Odessa
OdessaiStock

Unidentified individuals wrote anti-Semitic graffiti on three Jewish institutions in the city of Odessa in southern Ukraine.

The graffiti, including the words “toasting the Holocaust” on the gate of Odessa’s museum for that genocide, were discovered Monday. The city’s Brodsky Synagogue had the words: “Jews out, Ukraine for Ukrainians” written on its exterior fence.

Another offensive appeared on a gate adjacent to the Beit Grand Jewish Community Center. It and the other two graffiti featured the symbol of the Azov Battalion, a National Guard of Ukraine regiment that was set up after Russia annexed the Crimean Peninsula from Ukraine.

Last month, an anti-Semitic slur was painted on the wall of a Jewish charity in western Ukraine.

The black graffiti saying “death to the kikes” was discovered on the exterior wall of Uzhgorod’s Hesed Shpira charity, which is funded by the American Jewish Joint Distribution Committee, or JDC, Eduard Dolinsky, director of the Ukrainian Jewish Committee, wrote on Facebook.
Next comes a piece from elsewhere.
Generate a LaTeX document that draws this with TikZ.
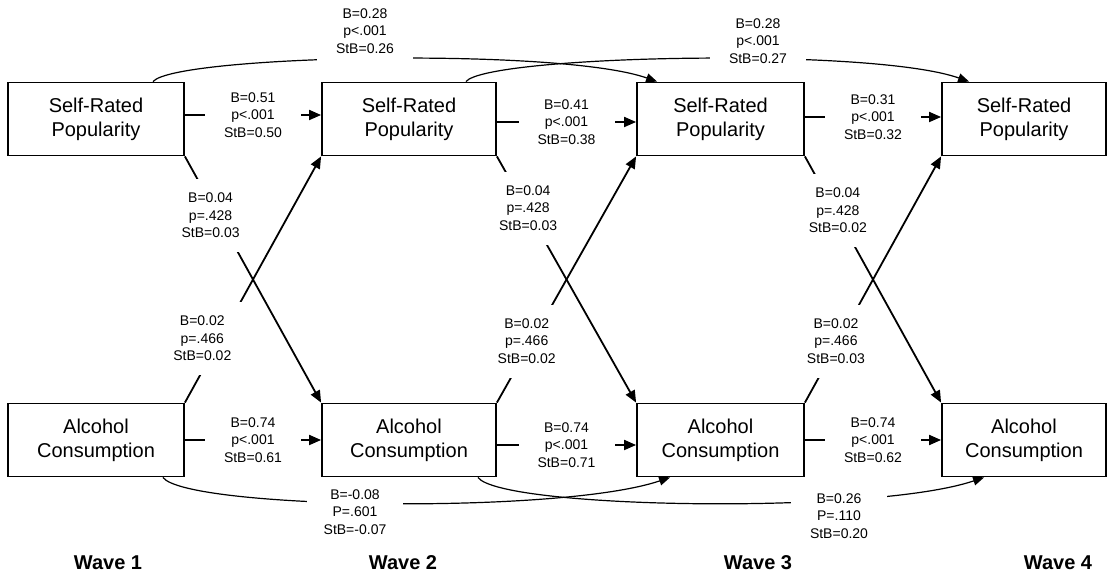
\documentclass[tikz,border=0pt]{standalone}
\usepackage{fontspec}
\setmainfont{Liberation Sans}
\usetikzlibrary{arrows.meta, positioning}

\begin{document}
\begin{tikzpicture}[x=1pt, y=1pt, node distance=313pt]
\tikzstyle{var} = [rectangle, minimum width=176pt, minimum height=73pt, text centered, align=center, draw=black, line width=1.8pt, font=\fontsize{20}{24}\selectfont]
\tikzstyle{effect} = [-{Triangle[length=12pt, width=10pt]}, line width=1.8pt]
\tikzstyle{lag} = [-{Triangle[length=11pt, width=9pt]}, line width=1.2pt]
\tikzstyle{coef} = [fill=white, align=center, inner sep=2pt, minimum width=96pt, minimum height=73pt, font=\fontsize{14}{17.5}\selectfont]
\tikzstyle{wave} = [font=\bfseries\fontsize{20}{24}\selectfont]

\useasboundingbox (0,0) rectangle (1108,580);

% popularity row
\node (srp1) [var] at (96,461) {Self-Rated\\Popularity};
\node (srp2) [var, right of=srp1, minimum width=174pt] {Self-Rated\\Popularity};
\node (srp3) [var, right of=srp2, xshift=-1.5pt, minimum width=167pt] {Self-Rated\\Popularity};
\node (srp4) [var, right of=srp3, xshift=-9.5pt, minimum width=164pt] {Self-Rated\\Popularity};

% alcohol row
\node (ac1) [var, below of=srp1, yshift=-8pt] {Alcohol\\Consumption};
\node (ac2) [var, below of=srp2, yshift=-8pt, minimum width=174pt] {Alcohol\\Consumption};
\node (ac3) [var, below of=srp3, yshift=-8pt, minimum width=167pt] {Alcohol\\Consumption};
\node (ac4) [var, below of=srp4, yshift=-8pt, minimum width=164pt] {Alcohol\\Consumption};

% stability paths
\draw [effect] ([yshift=4pt]srp1.east) -- node (srp12) [coef] {B=0.51\\p<.001\\StB=0.50} ([yshift=4pt]srp2.west);
\draw [effect] ([yshift=-3pt]srp2.east) -- node (srp23) [coef] {B=0.41\\p<.001\\StB=0.38} ([yshift=-3pt]srp3.west);
\draw [effect] ([yshift=2pt]srp3.east) -- node (srp34) [coef] {B=0.31\\p<.001\\StB=0.32} ([yshift=2pt]srp4.west);
\draw [effect] (ac1.east) -- node (ac12) [coef] {B=0.74\\p<.001\\StB=0.61} (ac2.west);
\draw [effect] ([yshift=-5pt]ac2.east) -- node (ac23) [coef] {B=0.74\\p<.001\\StB=0.71} ([yshift=-5pt]ac3.west);
\draw [effect] (ac3.east) -- node (ac34) [coef] {B=0.74\\p<.001\\StB=0.62} (ac4.west);

% cross-lagged paths
\draw [effect] (srp1.south east) -- node (srp1ac2) [coef, pos=0.24, xshift=-7pt] {B=0.04\\p=.428\\StB=0.03} (ac2.north west);
\draw [effect] (srp2.south east) -- node (srp2ac3) [coef, pos=0.21, xshift=2pt] {B=0.04\\p=.428\\StB=0.03} (ac3.north west);
\draw [effect] (srp3.south east) -- node (srp3ac4) [coef, pos=0.22, xshift=3pt] {B=0.04\\p=.428\\StB=0.02} (ac4.north west);
\draw [effect] (ac1.north east) -- node (ac1srp2) [coef, pos=0.26, xshift=-18pt] {B=0.02\\p=.466\\StB=0.02} (srp2.south west);
\draw [effect] (ac2.north east) -- node (ac2srp3) [coef, pos=0.25, xshift=-5pt] {B=0.02\\p=.466\\StB=0.02} (srp3.south west);
\draw [effect] (ac3.north east) -- node (ac3srp4) [coef, pos=0.25, xshift=-3pt] {B=0.02\\p=.466\\StB=0.03} (srp4.south west);

% lag-2 paths
\draw [lag] ([xshift=57pt]srp1.north) .. controls +(22,26.5) and +(-98,34.5) .. ([xshift=21pt]srp3.north west);
\draw [lag] ([xshift=-31pt]srp2.north east) .. controls +(22,26.5) and +(-98,34.5) .. ([xshift=28pt]srp4.north west);
\draw [lag] ([xshift=-22pt]ac1.south east) .. controls +(23,-31.5) and +(-111,-37.5) .. ([xshift=34pt]ac3.south west);
\draw [lag] ([xshift=-19pt]ac2.south east) .. controls +(23,-31.5) and +(-111,-37.5) .. ([xshift=43pt]ac4.south west);

\node (srp13) [coef] at (365,549) {B=0.28\\p<.001\\StB=0.26};
\node (srp24) [coef] at (758,539) {B=0.28\\p<.001\\StB=0.27};
\node (ac13) [coef, minimum height=0pt] at (355,68) {B=-0.08\\P=.601\\StB=-0.07};
\node (ac24) [coef, minimum height=0pt] at (839,64) {B=0.26\\P=.110\\StB=0.20};

% waves
\node (wave1) [wave] at (108,17) {Wave 1};
\node (wave2) [wave] at (403,17) {Wave 2};
\node (wave3) [wave] at (758,17) {Wave 3};
\node (wave4) [wave] at (1058,17) {Wave 4};

\end{tikzpicture}
\end{document}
The incident follow several cases of death threats and vandalism against Jewish institutions in western Ukraine, including at cemeteries and synagogues.

The incidents have taken place amid a divisive public debate in Ukraine on the conferring of state honors to nationalists who incited hatred against Jews during the 1930s and 1940s, including for some who collaborated with the Nazis.

Earlier this month, anti-Semitic vandals threw animal blood on a menorah in the Ukrainian capital city of Kiev during the Hanukkah festival.

Two days earlier, vandals spray painted a swastika on the menorah.

Kiev police received a complaint regarding the vandalism, and have opened an investigation into what they called an “act of hooliganism”.